Morris is but one of the countless historical and present-day socialists who call for bulk suppression: suppression of our liberal rights, of alleged "parasites," of "useless" work, and of "useless" products.[39] And he's but one of the innumerable socialists who look forward to doing away with our liberal society and its "paraphernalia of checks and safeguards."[40]
These are standard elements of socialist philosophy, and they are the necessary byproducts of socialism's foundation on compulsory duty to society.[41] They're not unique to Morris.
Obstinate Refusers
Would Not Eat
It's the Obstinate Refusers and similar aspects of News from Nowhere that make Morris and socialism appear like lovers of freedom. But these features only appear in Morris's novel because it's premised on the assumption that a world in which everything is eternally free already exists.
How would Refusers be viewed during socialism's first phase—the only phase any of us would ever know? Morris has told us:
The first step to be taken is to abolish a class of men privileged to shirk their duties as men, thus forcing others to do the work which they refuse to do.[42]

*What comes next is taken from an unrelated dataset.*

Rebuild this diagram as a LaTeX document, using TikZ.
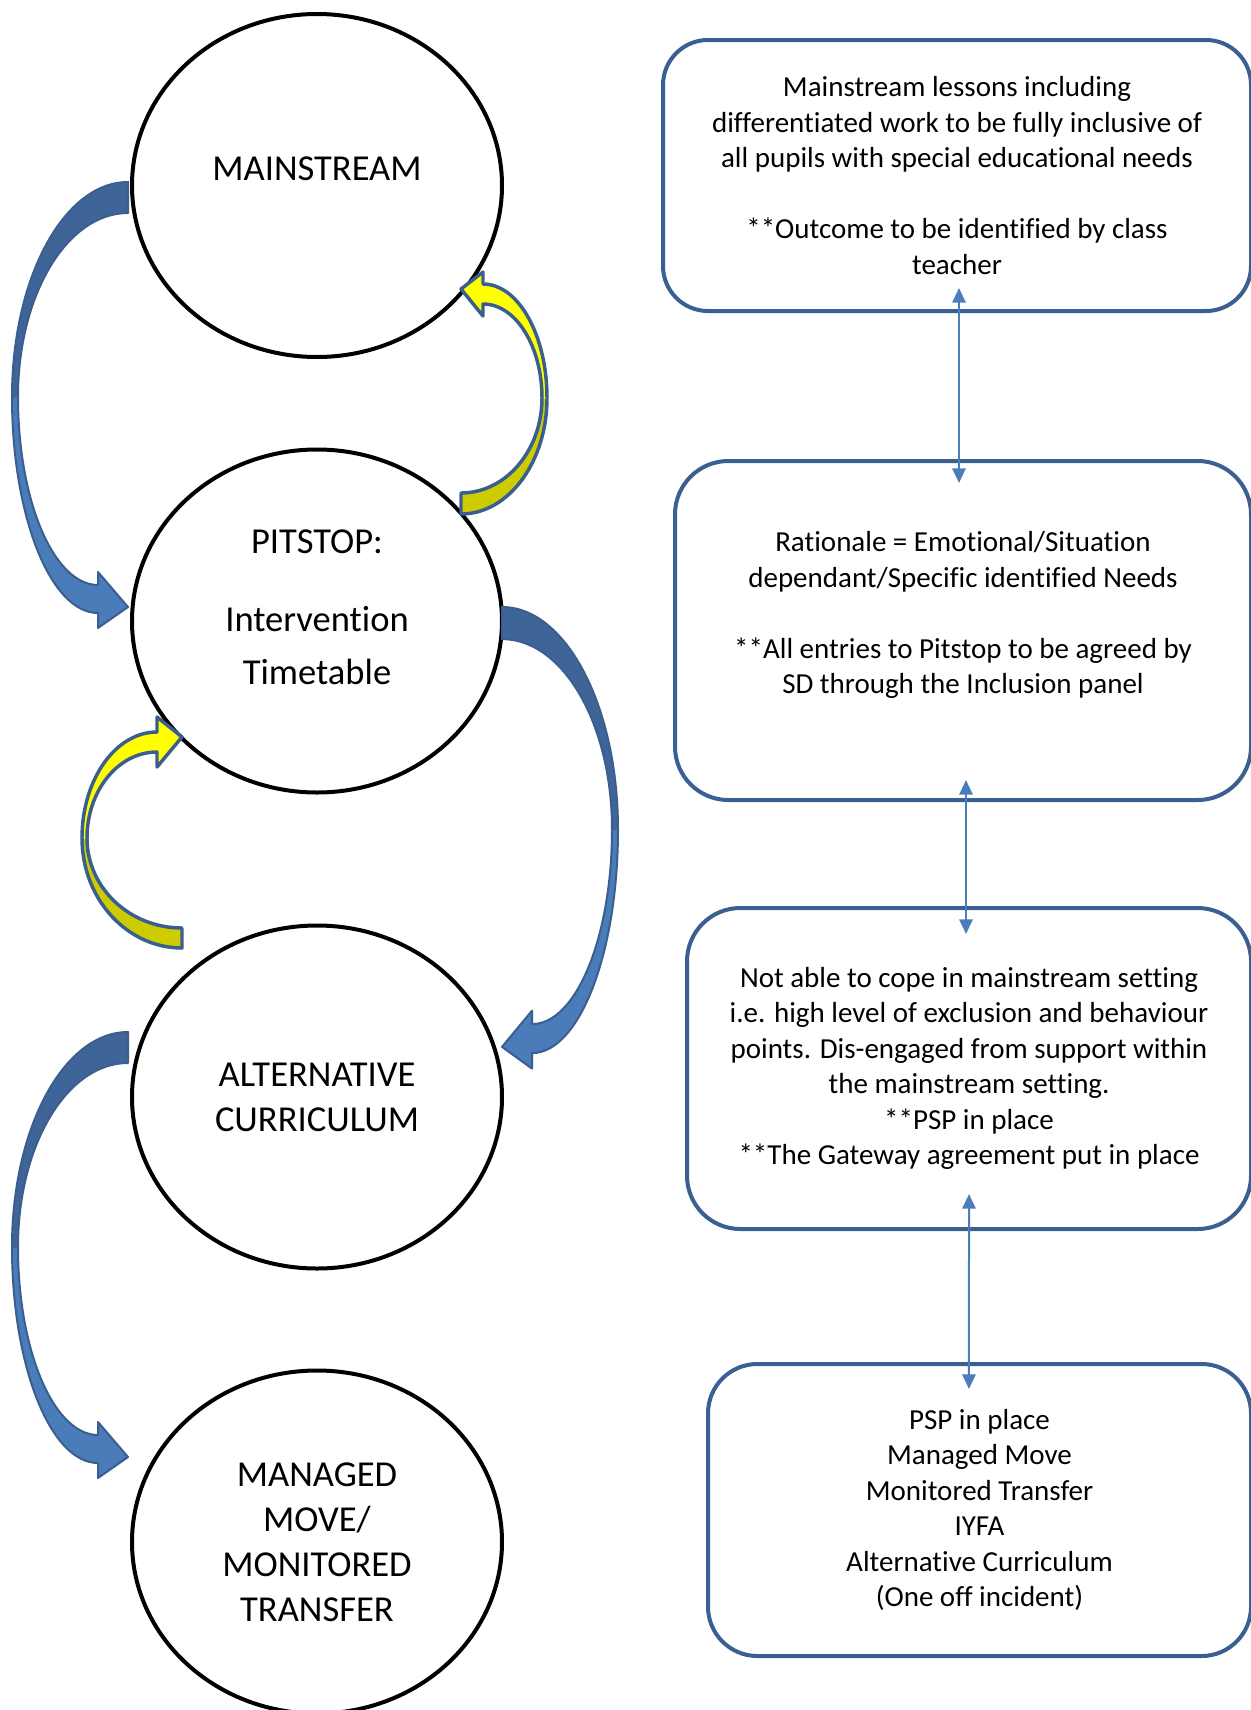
\documentclass[tikz,border=0pt]{standalone}
\usepackage{fontspec}
\setmainfont{Carlito}[Ligatures=NoCommon]
\usetikzlibrary{arrows.meta,shapes.geometric}
\definecolor{boxline}{HTML}{3A5F91}
\definecolor{linkblue}{HTML}{4A7EBB}
\definecolor{blueback}{HTML}{3F6598}
\definecolor{bluefront}{HTML}{4A7CB9}
\definecolor{arrowline}{HTML}{3A5F8F}
\definecolor{ybright}{HTML}{FFFF00}
\definecolor{yolive}{HTML}{CCCC00}
\newcommand\bluecurvepath{(0,0) .. controls (-64,0) and (-116,96) .. (-116,215) .. controls (-116,334) and (-77.5,431) .. (-30,431) -- (-30,446) -- (0,425) -- (-30,390) -- (-30,403) .. controls (-74,403) and (-110,319) .. (-110,215) .. controls (-110,113) and (-61,31) .. (0,31) -- cycle}
\newcommand\yellowApath{(461,514) .. controls (508.5,514) and (547,462) .. (547,398) .. controls (547,335) and (518.3,284) .. (483,284) -- (483,272) -- (461,289) -- (483,316) -- (483,304) .. controls (515.6,304) and (542,346) .. (542,398) .. controls (542,450.5) and (505.7,493) .. (461,493) -- cycle}
\newcommand\yellowBpath{(182,948) .. controls (127,948) and (82,899) .. (82,838) .. controls (82,779.5) and (115.6,732) .. (157,732) -- (157,717) -- (182,737) -- (157,767) -- (157,752) .. controls (118.3,752) and (87,790.5) .. (87,838) .. controls (87,887.7) and (129.5,928) .. (182,928) -- cycle}
\begin{document}
\begin{tikzpicture}[x=0.75pt,y=-0.75pt,
  circ/.style={draw=black, line width=3pt, ellipse, fill=white, inner sep=0pt,
    minimum width=277.5pt, minimum height=257.25pt},
  ctext/.style={font=\fontsize{27.4}{33.75}\selectfont, align=center, inner sep=0pt},
  infobox/.style={draw=boxline, line width=3pt, rectangle, align=center, inner sep=0pt,
    font=\fontsize{21.75}{26.6}\selectfont},
  link/.style={draw=linkblue, line width=1.5pt,
    {Triangle[length=11pt,width=10pt]}-{Triangle[length=11pt,width=10pt]}},
  arrowedge/.style={draw=arrowline, line width=1.5pt, line join=round},
  yedge/.style={draw=arrowline, line width=2.6pt, line join=round}]
\fill[white] (0,0) rectangle (1250,1710);
\useasboundingbox (0,0) rectangle (1250,1710);

% circles
\node[circ] (c1) at (317,185.5) {};
\node[circ] (c2) at (317,621) {};
\node[circ] (c3) at (317,1097) {};
\node[circ] (c4) at (317,1542) {};
\node[ctext] (t1) at (317,169) {MAINSTREAM};
\node[ctext] (t2) at (317,607.5) {PITSTOP:\\[24.75pt]Intervention\\[6pt]Timetable};
\node[ctext] (t3) at (317,1097.5) {ALTERNATIVE\\CURRICULUM};
\node[ctext] (t4) at (317,1542) {MANAGED\\MOVE/\\MONITORED\\TRANSFER};

% boxes
\node[infobox, rounded corners=33.75pt, minimum width=441pt, minimum height=203.25pt] (b1) at (957,175.5)
  {Mainstream lessons including\\ differentiated work to be fully inclusive of\\ all pupils with special educational needs\\[26.6pt] **Outcome to be identified by class\\ teacher};
\node[infobox, rounded corners=40pt, minimum width=432pt, minimum height=254.25pt] (b2) at (963,630.5)
  {Rationale = Emotional/Situation\\ dependant/Specific identified Needs\\[26.6pt] **All entries to Pitstop to be agreed by\\ SD through the Inclusion panel\\ \mbox{}};
\node[infobox, rounded corners=40pt, minimum width=423pt, minimum height=240.75pt] (b3) at (969,1068.5)
  {Not able to cope in mainstream setting\\ i.e. high level of exclusion and behaviour\\ points. Dis-engaged from support within\\ the mainstream setting.\\ **PSP in place\\ **The Gateway agreement put in place};
\node[infobox, rounded corners=37pt, minimum width=407.25pt, minimum height=219pt] (b4) at (979.5,1510)
  {PSP in place\\ Managed Move\\ Monitored Transfer\\ IYFA\\ Alternative Curriculum\\ (One off incident)};

% double-headed links
\draw[link] ([xshift=1.5pt,yshift=18.75pt]b1.south) -- ([xshift=-3pt,yshift=-18pt]b2.north);
\draw[link] ([xshift=2.25pt,yshift=16.5pt]b2.south) -- ([xshift=-2.25pt,yshift=-21pt]b3.north);
\draw[link] ([xshift=0pt,yshift=27.75pt]b3.south) -- ([xshift=-7.9pt,yshift=-20.25pt]b4.north);

% blue curved arrows
\begin{scope}[shift={(128,182)}]
  \fill[bluefront] \bluecurvepath;
  \begin{scope}\clip (-200,-50) rectangle (50,215); \fill[blueback] \bluecurvepath; \end{scope}
  \path[arrowedge] \bluecurvepath;
\end{scope}
\begin{scope}[shift={(502,607)}, xscale=-1, yscale=1.035]
  \fill[bluefront] \bluecurvepath;
  \begin{scope}\clip (-200,-50) rectangle (50,215); \fill[blueback] \bluecurvepath; \end{scope}
  \path[arrowedge] \bluecurvepath;
\end{scope}
\begin{scope}[shift={(128,1032)}]
  \fill[bluefront] \bluecurvepath;
  \begin{scope}\clip (-200,-50) rectangle (50,215); \fill[blueback] \bluecurvepath; \end{scope}
  \path[arrowedge] \bluecurvepath;
\end{scope}

% yellow curved arrows
\fill[yolive] \yellowApath;
\begin{scope}\clip (400,250) rectangle (600,398); \fill[ybright] \yellowApath; \end{scope}
\path[yedge] \yellowApath;
\fill[yolive] \yellowBpath;
\begin{scope}\clip (50,700) rectangle (200,838); \fill[ybright] \yellowBpath; \end{scope}
\path[yedge] \yellowBpath;
\end{tikzpicture}
\end{document}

Obstinate Refusers would be seen as "forcing others to do the work which they refuse to do."
And what would happen to someone so foolish as to try "shirking their duties" by obstinately refusing during this period? Again, Morris has told us:
If a man does not work usefully, neither should he eat.
In socialism's first and likely only phase, Obstinate Refusers wouldn't eat.
In socialism's first and likely only phase, neither William Morris nor socialist philosophy has anything to do with personal freedom. Morris and other socialists call for a society of suppression in the here and now, making them authoritarians—end of story.
That someone who condones suppression today believes it would eventually produce a future of freedom doesn't change their status as an authoritarian one bit. If it did, even socialism's bevy of mass-murdering dictators could be sold as lovers of freedom.
Lenin? Stalin? Mao? Just like Morris, they claimed socialism would create a world of abundantly available goods and services resulting in "perfect freedom." They promised a society like Nowhere in which even government would "wither away."[43] And they vowed that their socialist states, which were based on the authoritarian principles Morris advocated, would create this fantasy future.
The actual result? Tens of millions dead.[44]
PRODUCING "PERFECT FREEDOM"
It's not only William Morris who portrays a socialist future of freedom. This is a standard socialist promise. But it's critical to understand that all such claims are, like the freedom of Morris's Nowhere, byproducts of the assumption that socialism would create a world of overflowing abundance resulting from an "unlimited expansion of production."
For example, in his Principles of Communism, Friedrich Engels famously claimed socialism (which he and Marx interchangeably called "communism") would yield a world of "perfect freedom." What does he say about how this world would be created?
Engels writes, "Large-scale industry and the unlimited expansion of production which it makes possible can bring into being a social order in which so much of all the necessities of life will be produced that every member of society will thereby be enabled to develop and exercise all his powers and abilities in perfect freedom."